Children inherit more than wealth and identity. They inherit an attack surface.
Family names, photographs, schools, events, travel, household staff and public records create a pattern before the child can consent or understand it. Friends and other parents expand the distribution.
Protection must survive ordinary life
A strategy based on total secrecy will fail. Children participate in schools, sports, social platforms and travel. The architecture should reduce precision and teach judgment without making the child responsible for adult risk.
Value object — The Minor Exposure Plan
- Public identifiers and relationships already visible.
- Schools, clubs and providers holding sensitive records.
- Approved photography and posting rules.
- Emergency verification and collection authority.
- Device, account and recovery ownership by age.
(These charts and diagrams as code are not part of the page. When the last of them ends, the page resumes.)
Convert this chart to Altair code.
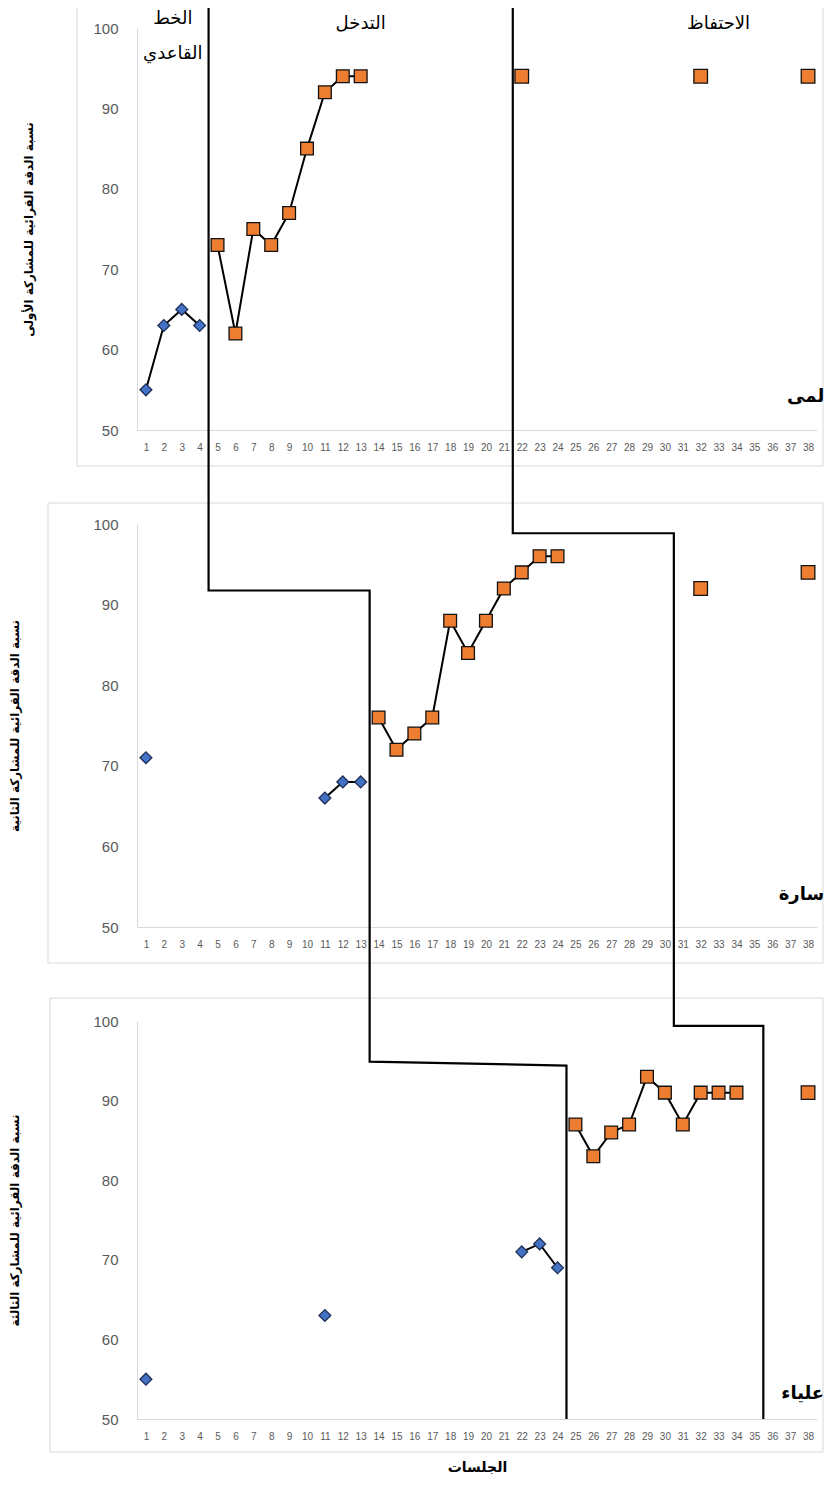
import altair as alt
import pandas as pd

# ---------------- data ----------------
sessions_p1 = [1, 2, 3, 4, 5, 6, 7, 8, 9, 10, 11, 12, 13, 22, 32, 38]
scores_p1 = [55, 63, 65, 63, 73, 62, 75, 73, 77, 85, 92, 94, 94, 94, 94, 94]
phases_p1 = ["baseline"] * 4 + ["intervention"] * 9 + ["maintenance"] * 3

sessions_p2 = [1, 11, 12, 13, 14, 15, 16, 17, 18, 19, 20, 21, 22, 23, 24, 32, 38]
scores_p2 = [71, 66, 68, 68, 76, 72, 74, 76, 88, 84, 88, 92, 94, 96, 96, 92, 94]
phases_p2 = ["baseline"] * 4 + ["intervention"] * 11 + ["maintenance"] * 2

sessions_p3 = [1, 11, 22, 23, 24, 25, 26, 27, 28, 29, 30, 31, 32, 33, 34, 38]
scores_p3 = [55, 63, 71, 72, 69, 87, 83, 86, 87, 93, 91, 87, 91, 91, 91, 91]
phases_p3 = ["baseline"] * 5 + ["intervention"] * 10 + ["maintenance"] * 1

participant_names = ["لمى", "سارة", "علياء"]
y_titles = [
    "نسبة الدقة القرائية للمشاركة الأولى",
    "نسبة الدقة القرائية للمشاركة الثانية",
    "نسبة الدقة القرائية للمشاركة الثالثة",
]
x_title = "الجلسات"
phase_labels = ["الخط", "القاعدي", "التدخل", "الاحتفاظ"]
phase_label_x = [2.5, 2.5, 13.0, 33.0]
phase_label_y = [101.1, 96.8, 100.5, 100.5]
name_x = 38.9
name_y = [54.1, 54.0, 53.2]

# phase-change boundaries (between sessions) for each participant
change_intervention = [4.5, 13.5, 24.5]
change_maintenance = [21.5, 30.5, 35.5]
# levels (start, end) of the horizontal step drawn inside panels 2 and 3
step_intervention = [None, (91.75, 91.75), (94.9, 94.4)]
step_maintenance = [None, (98.85, 98.85), (99.4, 99.4)]

x_ticks = list(range(1, 39))
y_ticks = [50, 60, 70, 80, 90, 100]

# ---------------- layout ----------------
W = 680
H = [402, 403, 398]
S = 94          # gap between panel plot areas
TOP_PX = 21     # space above first plot area
frame_left = [-60, -89, -87]
frame_top = [-21, -21, -23]
frame_bottom = [36, 36, 33]
frame_right = W + 6
y_title_pad = [57, 71, 71]

BLUE = "#4472C4"
ORANGE = "#ED7D31"

SHAPES = alt.Scale(domain=["baseline", "intervention", "maintenance"],
                   range=["diamond", "square", "square"])
FILLS = alt.Scale(domain=["baseline", "intervention", "maintenance"],
                  range=[BLUE, ORANGE, ORANGE])
STROKES = alt.Scale(domain=["baseline", "intervention", "maintenance"],
                    range=["#1F2F55", "#111111", "#111111"])
SIZES = alt.Scale(domain=["baseline", "intervention", "maintenance"],
                  range=[140, 185, 185])


def phase_paths(k):
    """Vertices of the phase-change lines inside panel k."""
    rows = []
    up = (TOP_PX if k == 0 else S / 2) * 50 / H[k]
    down = 0 if k == 2 else (S / 2) * 50 / H[k]
    for name, changes, steps in (("A", change_intervention, step_intervention),
                                 ("B", change_maintenance, step_maintenance)):
        if k == 0:
            pts = [(changes[0], 100 + up), (changes[0], 50 - down)]
        else:
            s0, s1 = steps[k]
            pts = [(changes[k - 1], 100 + up), (changes[k - 1], s0),
                   (changes[k], s1), (changes[k], 50 - down)]
        for i, (xv, yv) in enumerate(pts):
            rows.append({"x": xv, "y": yv, "seg": name, "i": i})
    return pd.DataFrame(rows)


def panel(k, sessions, scores, phases):
    run, r = [], 0
    for i in range(len(sessions)):
        if i > 0 and not (sessions[i] == sessions[i - 1] + 1 and phases[i] == phases[i - 1]):
            r += 1
        run.append(r)
    df = pd.DataFrame({"session": sessions, "score": scores, "phase": phases, "run": run})

    xscale = alt.Scale(domain=[0.5, 38.5], nice=False, zero=False)
    yscale = alt.Scale(domain=[50, 100], nice=False, zero=False)
    xaxis = alt.Axis(values=x_ticks, format="d", labelFontSize=10, labelColor="#595959",
                     labelFont="Liberation Sans", labelPadding=12, labelOverlap=False,
                     labelFlush=False, ticks=False, tickSize=0, grid=False,
                     domainColor="#d9d9d9", domainWidth=1,
                     title=(x_title if k == 2 else ""), titleFont="DejaVu Sans",
                     titleFontSize=14, titleFontWeight="bold", titleColor="black",
                     titlePadding=19)
    yaxis = alt.Axis(values=y_ticks, labelFontSize=15, labelColor="#595959",
                     labelFont="Liberation Sans", labelPadding=19, ticks=False, tickSize=0,
                     grid=False, domainColor="#d9d9d9", domainWidth=1,
                     title=y_titles[k], titleFont="DejaVu Sans", titleFontSize=12,
                     titleFontWeight="bold", titleColor="black", titlePadding=y_title_pad[k])

    def X(f):
        return alt.X(f, type="quantitative", scale=xscale, axis=xaxis)

    def Y(f):
        return alt.Y(f, type="quantitative", scale=yscale, axis=yaxis)

    frame = alt.Chart(alt.Data(values=[{"f": 1}])).mark_rect(
        fillOpacity=0, stroke="#d9d9d9", strokeWidth=1
    ).encode(
        x=alt.value(frame_left[k]), x2=alt.value(frame_right),
        y=alt.value(frame_top[k]), y2=alt.value(H[k] + frame_bottom[k]),
    )

    plines = alt.Chart(phase_paths(k)).mark_line(
        color="black", strokeWidth=2.2, clip=False
    ).encode(x=X("x"), y=Y("y"), detail="seg:N", order=alt.Order("i:Q"))

    dlines = alt.Chart(df).mark_line(color="black", strokeWidth=2).encode(
        x=X("session"), y=Y("score"), detail="run:N", order=alt.Order("session:Q")
    )

    points = alt.Chart(df).mark_point(filled=True, opacity=1, strokeWidth=1.3).encode(
        x=X("session"), y=Y("score"),
        shape=alt.Shape("phase:N", scale=SHAPES, legend=None),
        fill=alt.Fill("phase:N", scale=FILLS, legend=None),
        stroke=alt.Stroke("phase:N", scale=STROKES, legend=None),
        size=alt.Size("phase:N", scale=SIZES, legend=None),
    )

    trows = [{"x": name_x, "y": name_y[k], "t": participant_names[k]}]
    names = alt.Chart(pd.DataFrame(trows)).mark_text(
        font="DejaVu Sans", fontSize=18, fontWeight="bold", color="black",
        align="right", clip=False
    ).encode(x=X("x"), y=Y("y"), text="t:N")

    layers = [frame, plines, dlines, points, names]
    if k == 0:
        prow = pd.DataFrame({"x": phase_label_x, "y": phase_label_y, "t": phase_labels})
        plabels = alt.Chart(prow).mark_text(
            font="DejaVu Sans", fontSize=18, color="black", clip=False
        ).encode(x=X("x"), y=Y("y"), text="t:N")
        layers.append(plabels)

    return alt.layer(*layers).properties(width=W, height=H[k])


p1 = panel(0, sessions_p1, scores_p1, phases_p1)
p2 = panel(1, sessions_p2, scores_p2, phases_p2)
p3 = panel(2, sessions_p3, scores_p3, phases_p3)

chart = alt.vconcat(p1, p2, p3, spacing=S, bounds="flush").properties(
    padding={"left": 0, "right": 0, "top": -6, "bottom": 0},
    background="white",
).configure_view(strokeWidth=0)

chart.save("out.html", embed_options={"renderer": "svg", "actions": False})
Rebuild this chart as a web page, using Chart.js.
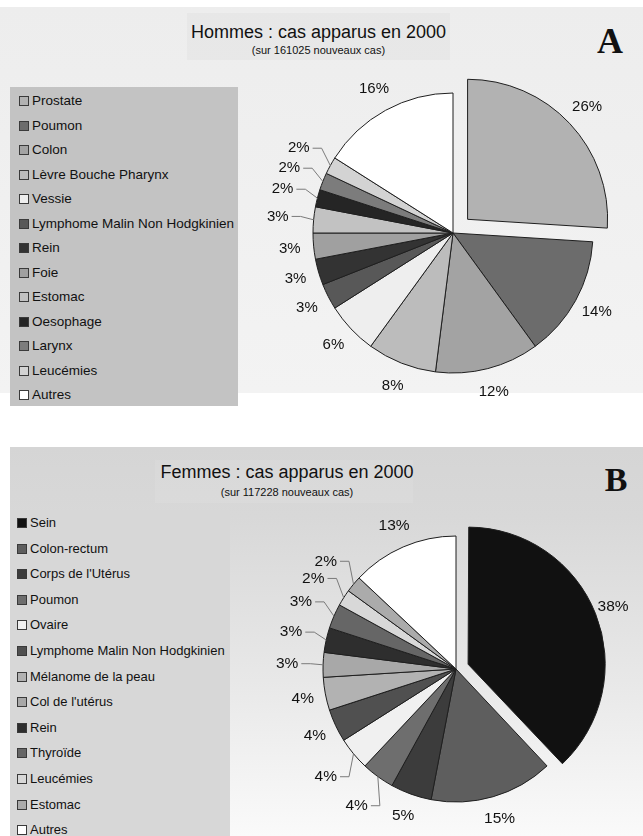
<!DOCTYPE html>
<html>
<head>
<meta charset="utf-8">
<script src="https://cdn.jsdelivr.net/npm/chart.js@4.4.0/dist/chart.umd.min.js"></script>
<style>
  body { margin: 0; width: 643px; height: 836px; background: #fff; overflow: hidden; position: relative;
         font-family: "Liberation Sans", Arial, sans-serif; color: #111; }
  .abs { position: absolute; }
  .panelA { left: 0; top: 7px; width: 643px; height: 386px; background: linear-gradient(#ededed, #f3f3f3); }
  .panelB { left: 10px; top: 447px; width: 633px; height: 389px;
            background: linear-gradient(#d5d5d5 0%, #d8d8d8 18%, #e8e8e8 60%, #fafafa 100%); }
  .tbox { background: rgba(0,0,0,0.025); }
  .title { text-align: center; font-size: 18px; line-height: 22px; white-space: nowrap; }
  .sub { text-align: center; font-size: 11px; line-height: 14px; white-space: nowrap; }
  .letter { font-family: "Liberation Serif", "Times New Roman", serif; font-weight: bold; text-align: center; }
  .legend { box-sizing: border-box; }
  .legend div { white-space: nowrap; }
  .legend span { display: inline-block; width: 8px; height: 8px; border: 1px solid #3a3a3a;
                 margin-right: 3px; vertical-align: -1px; }
</style>
</head>
<body>
<div class="abs panelA"></div>
<div class="abs panelB"></div>

<div class="abs tbox" style="left:187px;top:13px;width:263px;height:47px;"></div>
<div class="abs title" style="left:187px;top:21px;width:263px;">Hommes : cas apparus en 2000</div>
<div class="abs sub" style="left:187px;top:43px;width:263px;">(sur 161025 nouveaux cas)</div>
<div class="abs letter" style="left:585px;top:21px;width:50px;font-size:36px;line-height:40px;">A</div>

<div class="abs tbox" style="left:155px;top:460px;width:258px;height:43px;background:rgba(255,255,255,0.08);"></div>
<div class="abs title" style="left:155px;top:461px;width:264px;">Femmes : cas apparus en 2000</div>
<div class="abs sub" style="left:155px;top:485px;width:264px;">(sur 117228 nouveaux cas)</div>
<div class="abs letter" style="left:591px;top:460px;width:50px;font-size:34px;line-height:40px;">B</div>

<div id="legendA" class="abs legend" style="left:10px;top:87px;width:228px;height:319px;background:#c3c3c3;padding:2px 0 0 9px;font-size:13.5px;line-height:24.5px;"></div>
<div id="legendB" class="abs legend" style="left:10px;top:510px;width:220px;height:326px;background:#d7d7d7;padding:0 0 0 7px;font-size:13px;line-height:25.6px;"></div>

<canvas id="pieA" class="abs" width="380" height="380" style="left:263px;top:43px;"></canvas>
<canvas id="pieB" class="abs" width="380" height="380" style="left:266px;top:479px;"></canvas>

<script>
// Hommes (A)
var hommesLabels = ['Prostate', 'Poumon', 'Colon', 'Lèvre Bouche Pharynx', 'Vessie',
    'Lymphome Malin Non Hodgkinien', 'Rein', 'Foie', 'Estomac', 'Oesophage', 'Larynx', 'Leucémies', 'Autres'];
var hommesValues = [26, 14, 12, 8, 6, 3, 3, 3, 3, 2, 2, 2, 16];
var hommesColors = ['#b2b2b2', '#6c6c6c', '#a3a3a3', '#bcbcbc', '#eeeeee', '#585858', '#333333',
    '#a0a0a0', '#c2c2c2', '#252525', '#7c7c7c', '#d3d3d3', '#ffffff'];

// Femmes (B)
var femmesLabels = ['Sein', 'Colon-rectum', "Corps de l'Utérus", 'Poumon', 'Ovaire',
    'Lymphome Malin Non Hodgkinien', 'Mélanome de la peau', "Col de l'utérus", 'Rein', 'Thyroïde',
    'Leucémies', 'Estomac', 'Autres'];
var femmesValues = [38, 15, 5, 4, 4, 4, 4, 3, 3, 3, 2, 2, 13];
var femmesColors = ['#111111', '#5e5e5e', '#3c3c3c', '#6e6e6e', '#f0f0f0', '#505050', '#b2b2b2',
    '#a8a8a8', '#2e2e2e', '#666666', '#d8d8d8', '#ababab', '#ffffff'];

// build the grey legend boxes from the arrays
function buildLegend(id, labels, colors) {
    var box = document.getElementById(id);
    labels.forEach(function (lab, i) {
        var row = document.createElement('div');
        var sq = document.createElement('span');
        sq.style.background = colors[i];
        row.appendChild(sq);
        row.appendChild(document.createTextNode(lab));
        box.appendChild(row);
    });
}
buildLegend('legendA', hommesLabels, hommesColors);
buildLegend('legendB', femmesLabels, femmesColors);

// percentage labels outside the slices, some with leader lines
var pctLabels = {
    id: 'pctLabels',
    afterDatasetsDraw: function (chart, args, opts) {
        var ctx = chart.ctx;
        var meta = chart.getDatasetMeta(0);
        var values = chart.data.datasets[0].data;
        ctx.save();
        ctx.font = opts.font;
        ctx.fillStyle = '#111';
        ctx.textAlign = 'center';
        ctx.textBaseline = 'middle';
        ctx.strokeStyle = '#7a7a7a';
        ctx.lineWidth = 1;
        meta.data.forEach(function (arc, i) {
            var p = arc.getProps(['x', 'y', 'startAngle', 'endAngle', 'outerRadius'], true);
            var mid = (p.startAngle + p.endAngle) / 2;
            var off = (arc.options.offset || 0) / 4;
            var cx = p.x + Math.cos(mid) * off, cy = p.y + Math.sin(mid) * off;
            var lead = opts.leaders.indexOf(i) >= 0;
            var d = p.outerRadius + (lead ? opts.leaderGap : opts.gap);
            var lx = cx + Math.cos(mid) * d, ly = cy + Math.sin(mid) * d;
            var text = values[i] + '%';
            ctx.fillText(text, lx, ly);
            if (lead) {
                var w = ctx.measureText(text).width;
                var side = Math.cos(mid) < 0 ? 1 : -1;
                var sx = lx + side * (w / 2 + 3);
                var ex = cx + Math.cos(mid) * p.outerRadius, ey = cy + Math.sin(mid) * p.outerRadius;
                ctx.beginPath();
                ctx.moveTo(sx, ly);
                ctx.lineTo(sx + side * 9, ly);
                ctx.lineTo(ex, ey);
                ctx.stroke();
            }
        });
        ctx.restore();
    }
};

function makePie(id, values, colors, radius, explode, labelOpts) {
    return new Chart(document.getElementById(id), {
        type: 'pie',
        data: {
            datasets: [{
                data: values,
                backgroundColor: colors,
                borderColor: '#1e1e1e',
                borderWidth: 1,
                offset: function (c) { return c.dataIndex === 0 ? explode : 0; }
            }]
        },
        options: {
            responsive: false,
            animation: false,
            radius: radius,
            layout: { padding: 0 },
            plugins: {
                legend: { display: false },
                tooltip: { enabled: false },
                pctLabels: labelOpts
            }
        },
        plugins: [pctLabels]
    });
}

makePie('pieA', hommesValues, hommesColors, 140, 80,
    { font: '15px "Liberation Sans", Arial, sans-serif', gap: 24, leaderGap: 36, leaders: [8, 9, 10, 11] });
makePie('pieB', femmesValues, femmesColors, 133, 52,
    { font: '15.5px "Liberation Sans", Arial, sans-serif', gap: 23, leaderGap: 36, leaders: [3, 4, 7, 8, 9, 10, 11] });
</script>
</body>
</html>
- Review points as independence increases.
Control the adult network
Provide schools and caregivers with verified contact and collection rules. Limit unnecessary family context. Make it easy to report a suspicious approach without embarrassment.
Relatives and staff need simple publishing boundaries. One well-meaning post can disclose a routine or location.
Build capability, not fear
Teach that urgency, secrecy and gifts can be manipulation. Give the child a safe adult and a phrase that always pauses an instruction.
The objective is progressive control. As the child matures, transfer account ownership, privacy decisions and recovery deliberately—not through unmanaged drift.